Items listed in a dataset

___

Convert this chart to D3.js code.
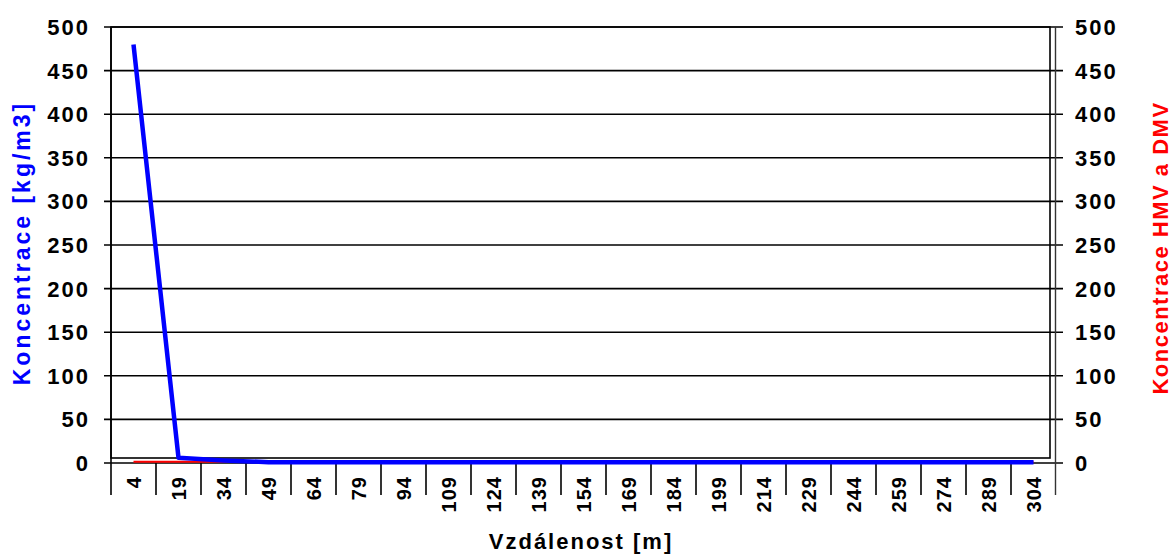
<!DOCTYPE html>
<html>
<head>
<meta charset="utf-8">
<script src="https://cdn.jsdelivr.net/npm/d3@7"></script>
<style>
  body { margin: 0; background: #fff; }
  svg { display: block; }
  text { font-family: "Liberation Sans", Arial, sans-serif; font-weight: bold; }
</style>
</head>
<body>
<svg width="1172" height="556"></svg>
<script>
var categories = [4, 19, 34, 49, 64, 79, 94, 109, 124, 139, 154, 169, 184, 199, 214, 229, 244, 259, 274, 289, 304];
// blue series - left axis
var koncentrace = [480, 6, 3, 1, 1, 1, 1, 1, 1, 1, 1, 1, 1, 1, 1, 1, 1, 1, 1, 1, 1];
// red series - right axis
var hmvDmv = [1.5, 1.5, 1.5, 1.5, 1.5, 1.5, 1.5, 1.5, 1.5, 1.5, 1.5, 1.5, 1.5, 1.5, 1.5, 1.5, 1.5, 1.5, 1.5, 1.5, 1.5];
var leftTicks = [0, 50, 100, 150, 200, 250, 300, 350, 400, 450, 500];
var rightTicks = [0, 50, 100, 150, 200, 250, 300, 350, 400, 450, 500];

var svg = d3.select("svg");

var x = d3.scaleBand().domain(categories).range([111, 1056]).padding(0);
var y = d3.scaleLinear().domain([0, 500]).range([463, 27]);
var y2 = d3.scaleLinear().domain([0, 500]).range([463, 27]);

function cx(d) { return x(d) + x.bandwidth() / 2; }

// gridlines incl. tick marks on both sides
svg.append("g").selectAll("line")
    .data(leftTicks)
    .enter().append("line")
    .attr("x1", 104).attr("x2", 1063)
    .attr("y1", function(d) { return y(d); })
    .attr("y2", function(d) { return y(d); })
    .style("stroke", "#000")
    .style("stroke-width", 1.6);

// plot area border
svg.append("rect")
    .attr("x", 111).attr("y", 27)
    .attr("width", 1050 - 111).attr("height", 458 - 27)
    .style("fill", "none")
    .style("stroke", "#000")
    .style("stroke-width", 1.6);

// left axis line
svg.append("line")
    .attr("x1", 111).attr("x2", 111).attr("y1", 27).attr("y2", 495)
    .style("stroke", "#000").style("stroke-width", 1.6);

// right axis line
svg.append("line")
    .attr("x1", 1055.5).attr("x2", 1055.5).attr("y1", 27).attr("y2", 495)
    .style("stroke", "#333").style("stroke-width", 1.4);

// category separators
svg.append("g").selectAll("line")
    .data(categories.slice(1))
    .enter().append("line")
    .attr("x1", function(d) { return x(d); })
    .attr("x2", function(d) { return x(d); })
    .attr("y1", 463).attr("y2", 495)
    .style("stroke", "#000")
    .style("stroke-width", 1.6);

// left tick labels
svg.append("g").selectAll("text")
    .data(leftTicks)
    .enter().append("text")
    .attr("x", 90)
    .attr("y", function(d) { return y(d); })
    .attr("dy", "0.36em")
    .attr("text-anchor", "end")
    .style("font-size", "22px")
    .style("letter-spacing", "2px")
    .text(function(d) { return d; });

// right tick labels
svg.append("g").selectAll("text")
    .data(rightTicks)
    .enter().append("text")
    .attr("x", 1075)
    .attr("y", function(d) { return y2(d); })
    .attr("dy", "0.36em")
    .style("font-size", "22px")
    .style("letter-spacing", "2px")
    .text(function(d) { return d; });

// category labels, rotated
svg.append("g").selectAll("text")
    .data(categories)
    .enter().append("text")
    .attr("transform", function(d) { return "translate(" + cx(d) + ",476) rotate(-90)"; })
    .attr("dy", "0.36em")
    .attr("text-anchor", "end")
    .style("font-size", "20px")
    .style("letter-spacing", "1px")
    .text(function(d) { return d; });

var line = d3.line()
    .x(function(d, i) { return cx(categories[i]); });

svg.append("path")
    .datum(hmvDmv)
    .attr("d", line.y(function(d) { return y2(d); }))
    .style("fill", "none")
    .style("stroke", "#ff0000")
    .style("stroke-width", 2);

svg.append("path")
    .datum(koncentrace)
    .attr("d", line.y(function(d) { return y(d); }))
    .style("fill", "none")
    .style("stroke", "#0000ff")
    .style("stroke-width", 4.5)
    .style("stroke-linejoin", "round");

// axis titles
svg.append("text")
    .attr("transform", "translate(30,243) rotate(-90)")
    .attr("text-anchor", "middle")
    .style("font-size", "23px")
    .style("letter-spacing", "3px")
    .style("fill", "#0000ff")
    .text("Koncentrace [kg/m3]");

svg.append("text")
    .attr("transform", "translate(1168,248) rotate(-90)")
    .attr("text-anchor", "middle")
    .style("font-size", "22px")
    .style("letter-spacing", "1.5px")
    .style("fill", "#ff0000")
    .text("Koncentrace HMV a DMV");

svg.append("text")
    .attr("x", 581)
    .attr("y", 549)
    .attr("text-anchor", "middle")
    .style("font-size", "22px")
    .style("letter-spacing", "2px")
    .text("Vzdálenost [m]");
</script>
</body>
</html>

___

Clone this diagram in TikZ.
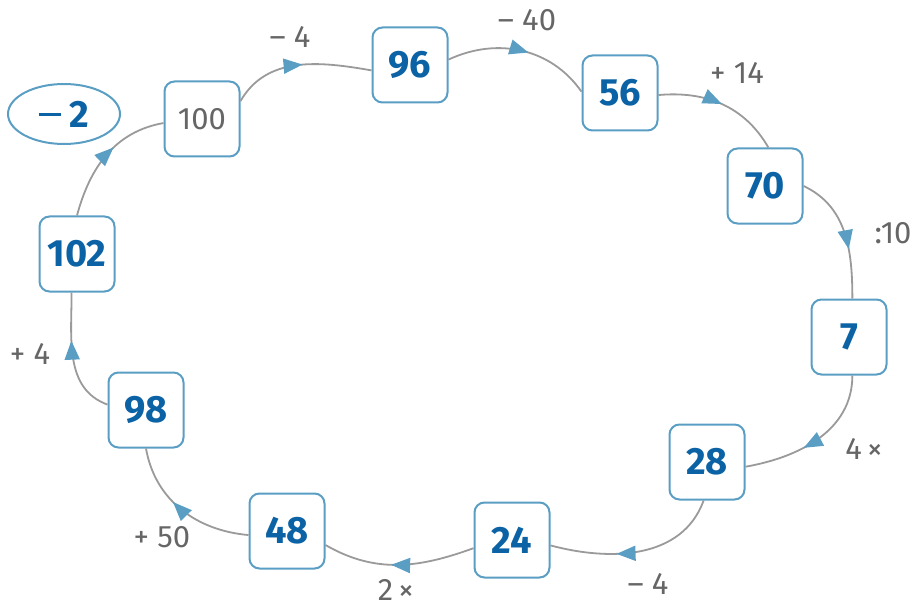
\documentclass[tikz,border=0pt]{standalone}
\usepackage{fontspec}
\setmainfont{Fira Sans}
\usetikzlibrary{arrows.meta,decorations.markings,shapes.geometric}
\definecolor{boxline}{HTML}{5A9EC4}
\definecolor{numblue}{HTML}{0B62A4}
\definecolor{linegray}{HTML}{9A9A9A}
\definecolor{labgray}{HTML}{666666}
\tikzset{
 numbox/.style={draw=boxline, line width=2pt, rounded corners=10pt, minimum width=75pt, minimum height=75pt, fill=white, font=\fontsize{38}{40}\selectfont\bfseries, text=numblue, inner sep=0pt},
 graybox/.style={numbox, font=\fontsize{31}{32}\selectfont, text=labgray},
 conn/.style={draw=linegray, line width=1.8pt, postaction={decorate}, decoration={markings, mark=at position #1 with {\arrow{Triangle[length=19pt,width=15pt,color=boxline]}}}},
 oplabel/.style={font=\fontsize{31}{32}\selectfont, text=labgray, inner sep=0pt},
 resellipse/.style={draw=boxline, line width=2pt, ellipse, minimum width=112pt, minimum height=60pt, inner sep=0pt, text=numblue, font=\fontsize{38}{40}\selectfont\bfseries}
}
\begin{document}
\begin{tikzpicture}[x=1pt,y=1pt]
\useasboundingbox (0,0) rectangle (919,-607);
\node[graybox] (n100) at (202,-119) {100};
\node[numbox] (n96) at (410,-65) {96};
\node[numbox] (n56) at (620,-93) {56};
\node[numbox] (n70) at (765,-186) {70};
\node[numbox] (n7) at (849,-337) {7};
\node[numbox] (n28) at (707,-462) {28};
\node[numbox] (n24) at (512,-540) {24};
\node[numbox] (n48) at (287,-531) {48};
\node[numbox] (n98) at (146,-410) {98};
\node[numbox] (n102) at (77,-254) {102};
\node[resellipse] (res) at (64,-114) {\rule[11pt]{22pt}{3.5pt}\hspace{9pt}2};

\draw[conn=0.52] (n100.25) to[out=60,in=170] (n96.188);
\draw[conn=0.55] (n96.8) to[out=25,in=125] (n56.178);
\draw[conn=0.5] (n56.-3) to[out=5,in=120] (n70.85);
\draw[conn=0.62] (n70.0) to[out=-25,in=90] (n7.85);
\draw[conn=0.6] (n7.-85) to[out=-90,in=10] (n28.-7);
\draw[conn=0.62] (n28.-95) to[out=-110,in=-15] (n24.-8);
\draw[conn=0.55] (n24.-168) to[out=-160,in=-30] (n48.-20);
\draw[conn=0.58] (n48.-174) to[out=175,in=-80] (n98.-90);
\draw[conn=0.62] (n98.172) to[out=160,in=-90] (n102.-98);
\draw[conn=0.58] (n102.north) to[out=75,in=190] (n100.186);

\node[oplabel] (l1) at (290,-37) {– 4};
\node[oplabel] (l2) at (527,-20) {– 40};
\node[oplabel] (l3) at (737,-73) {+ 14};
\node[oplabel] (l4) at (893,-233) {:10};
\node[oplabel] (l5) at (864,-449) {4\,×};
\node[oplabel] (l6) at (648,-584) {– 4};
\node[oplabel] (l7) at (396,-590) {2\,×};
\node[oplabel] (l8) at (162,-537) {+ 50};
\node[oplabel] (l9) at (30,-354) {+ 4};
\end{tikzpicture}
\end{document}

___

Reproduce, starting at the line containing "Convert this chart to D3.js code." and stopping after the line containing "return x(d) +", each of those lines exactly and no others; leave pictures out.

Convert this chart to D3.js code.
<!DOCTYPE html>
<html>
<head>
<meta charset="utf-8">
<script src="https://cdn.jsdelivr.net/npm/d3@7"></script>
<style>
  body { margin: 0; background: #fff; }
  svg { display: block; }
  text { font-family: "Liberation Sans", Arial, sans-serif; font-weight: bold; }
</style>
</head>
<body>
<svg width="1172" height="556"></svg>
<script>
var categories = [4, 19, 34, 49, 64, 79, 94, 109, 124, 139, 154, 169, 184, 199, 214, 229, 244, 259, 274, 289, 304];
// blue series - left axis
var koncentrace = [480, 6, 3, 1, 1, 1, 1, 1, 1, 1, 1, 1, 1, 1, 1, 1, 1, 1, 1, 1, 1];
// red series - right axis
var hmvDmv = [1.5, 1.5, 1.5, 1.5, 1.5, 1.5, 1.5, 1.5, 1.5, 1.5, 1.5, 1.5, 1.5, 1.5, 1.5, 1.5, 1.5, 1.5, 1.5, 1.5, 1.5];
var leftTicks = [0, 50, 100, 150, 200, 250, 300, 350, 400, 450, 500];
var rightTicks = [0, 50, 100, 150, 200, 250, 300, 350, 400, 450, 500];

var svg = d3.select("svg");

var x = d3.scaleBand().domain(categories).range([111, 1056]).padding(0);
var y = d3.scaleLinear().domain([0, 500]).range([463, 27]);
var y2 = d3.scaleLinear().domain([0, 500]).range([463, 27]);

function cx(d) { return x(d) + x.bandwidth() / 2; }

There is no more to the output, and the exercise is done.